Description
If an index is a CCR leader or follower index then the delete and shrink action should wait proceding any operations. This is to avoid problems described under original problem description.
Leader indices
ILM needs to query the indices stats api and check the shard history retention leases in order to determine whether an index is a leader index.
If an index is a leader index then the delete and shrink actions first need to execute the following steps:
- Set the
index.lifecycle.indexing_complete
index setting totrue
. - Periodically query the indices stats api and check whether there are no shard history retention leases for the leader index.
After this it is safe the proceed any steps that are part of the ILM delete and shrink actions.
Follower indices
ILM needs to check an index's custom index metadata to check whether an index is a follower index.
If an index is a follower index then the shrink action first needs to execute the following steps:
- Wait for the
index.lifecycle.indexing_complete
index setting to be replicated from the leader index. - Then after that wait for the follower index's global check point to be equal to the leader index's global check point.
- Pause index following for the follower index. (This will release any shard history retention leases a follow index has on its leader index)
- Close the follower index.
- Unfollow the follower index. (Only closed indices can be unfollowed, because it changes the internal engine for all shards.)

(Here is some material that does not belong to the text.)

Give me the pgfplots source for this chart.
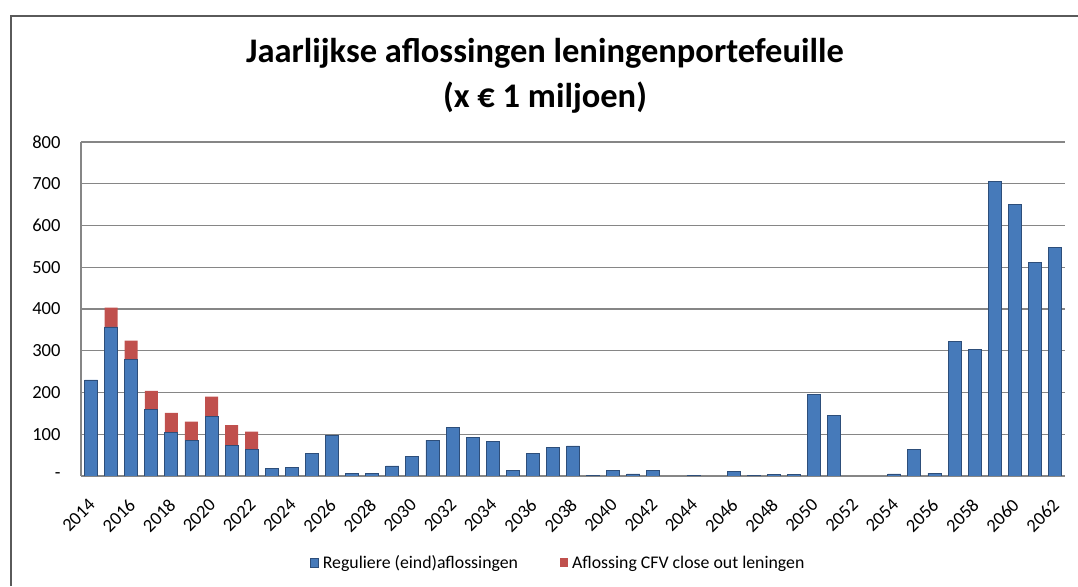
\documentclass[border=0pt]{standalone}
\usepackage{pgfplots}
\usepackage{pgfplotstable}
\pgfplotsset{compat=1.18}
\usepackage{fontspec}
\setmainfont{Carlito}
\definecolor{barblue}{RGB}{70,122,186}
\definecolor{edgeblue}{RGB}{45,78,122}
\definecolor{barred}{RGB}{192,80,77}
\definecolor{gridgray}{RGB}{134,134,134}
\definecolor{framegray}{RGB}{90,90,90}

\pgfplotstableread{
year blue red
2014 230 0
2015 357 46
2016 279 45
2017 159 45
2018 104 47
2019 85 45
2020 143 47
2021 74 48
2022 64 42
2023 18 0
2024 20 0
2025 53 0
2026 97 0
2027 6 0
2028 6 0
2029 24 0
2030 46 0
2031 86 0
2032 116 0
2033 93 0
2034 82 0
2035 13 0
2036 54 0
2037 69 0
2038 72 0
2039 2 0
2040 13 0
2041 5 0
2042 13 0
2043 0 0
2044 2 0
2045 0 0
2046 10 0
2047 2 0
2048 4 0
2049 4 0
2050 196 0
2051 146 0
2052 0 0
2053 0 0
2054 5 0
2055 64 0
2056 6 0
2057 322 0
2058 304 0
2059 706 0
2060 651 0
2061 511 0
2062 548 0
}\datatable

\begin{document}
\begin{tikzpicture}
\useasboundingbox (0pt,0pt) rectangle (1078pt,586pt);
\draw[framegray, line width=1.6pt] (11pt,0pt) -- (11pt,570pt) -- (1078pt,570pt);
\node[anchor=base, font=\bfseries\fontsize{34.5}{40}\selectfont] at (545pt,523pt) {Jaarlijkse aflossingen leningenportefeuille};
\node[anchor=base, font=\bfseries\fontsize{34.5}{40}\selectfont] at (545pt,478pt) {(x € 1 miljoen)};
\begin{axis}[
  at={(81pt,110pt)}, anchor=south west,
  scale only axis, width=984pt, height=334pt,
  xmin=2013.5, xmax=2062.5, ymin=0, ymax=800,
  ybar stacked, bar width=13pt,
  axis x line*=bottom, axis y line*=left,
  axis line style={gridgray, line width=1.2pt, -},
  ymajorgrids, grid style={gridgray, line width=1.2pt},
  major tick length=0pt,
  xtick={2014,2016,...,2062},
  ytick={0,100,...,800},
  yticklabels={-,100,200,300,400,500,600,700,800},
  /pgf/number format/1000 sep={},
  /pgf/number format/assume math mode=true,
  ticklabel style={font=\fontsize{18.5}{20}\selectfont},
  yticklabel style={anchor=east, xshift=-17pt},
  xticklabel style={anchor=east, inner sep=0pt, xshift=1pt, yshift=-26pt, rotate=45},
  legend style={at={(0.485,-0.26)}, anchor=center, draw=none, legend columns=2,
    font=\fontsize{17.8}{20}\selectfont,
    /tikz/every odd column/.append style={column sep=2pt},
    /tikz/every even column/.append style={column sep=40pt}},
  legend image code/.code={\fill[#1] (0pt,-4.5pt) rectangle (8pt,4.5pt);},
]
\addplot[fill=barblue, draw=edgeblue, line width=0.8pt] table[x=year, y=blue] {\datatable};
\addplot[fill=barred, draw=none] table[x=year, y=red] {\datatable};
\legend{Reguliere (eind)aflossingen, Aflossing CFV close out leningen}
\end{axis}
\end{tikzpicture}
\end{document}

- Open the unfollowed index.
After this it is safe the proceed any steps that are part of the ILM shrink action.
Tasks
- Change the delete and shrink actions to safely handle CCR leader indices. Ensure ILM policies run safely on leader indices #38140
- Implement an Unfollow action [ILM] Add unfollow action #36970
- Inject Unfollow action/steps before Shrink and Rollover actions Inject Unfollow before Rollover and Shrink #37625
Original problem description
Currently if a user wishes to use CCR and ILM together on the same index they can run into problems. To help describe these problems imagine we have two clusters (for this discussion I'm going to call them leader
and follower
) and we are using CCR's auto-follow on the follower cluster to follow any indices on the leader cluster matching test-*
.
Now, because in our scenario we have a time series use case it would also be good to have ILM manage the indices, so on the leader we set up a policy on the leader cluster which uses rollover, warm allocation, forcemerge, and shrink. Then we add the policy name to the index template for test-*
, bootstrap ILM by creating the first index and now we have ILM working on our leader cluster and managing the test-*
indices.
Problem 1 - Setting up a policy for the following indices
Having the test-*
indices managed by ILM on the leader cluster is great but equally we would like ILM to manage the following indices on the follower cluster too. However, we can't use the exact same policy on the follower cluster because the following index will not have the write alias and even if it did we don't want the following index to rollover on its own criteria, we want it to mirror the leader index. This means the following index needs an indication that the leader has rolled over and moved to the warm phase so the following index also knows it can move to the warm phase.
Problem 2 - The leader index and the shrink action
In ILM the shrink action allocates one copy of each shard to a single node, then performs the shrink operation and then deletes the original (un-shrunk) index and sets an alias on the new (shrunken) index with the same name as the original index. This allows the naive user to search the index as if it was still the same index but under the covers the index is a different index.
The problem when combining this with CCR is that the following index may not be completely up to date with the leader index at the point the shrink action is performed, meaning that it may suddenly discover the leader index no longer exists and not be able to progress since there is no way for it to know that the index is equivalent to the shrunken index on the leader and means that the follower and leader cluster are indefinitely out of sync.
One solution to this would be for the un-shrunken following index to delete itself and for there to be a separate auto-follow rule to sync the shrunken indices from the leader. The problem with this is that it requires all the follower shrunken index to be synced from scratch copying all the same data as it had already in the un-shrunken index which is a waste of resources but more importantly means there is a period where the follower cluster will actually be getting further out of sync with the leader since its thrown away the un-shrunken index and is waiting to fully sync the shrunken index from the leader.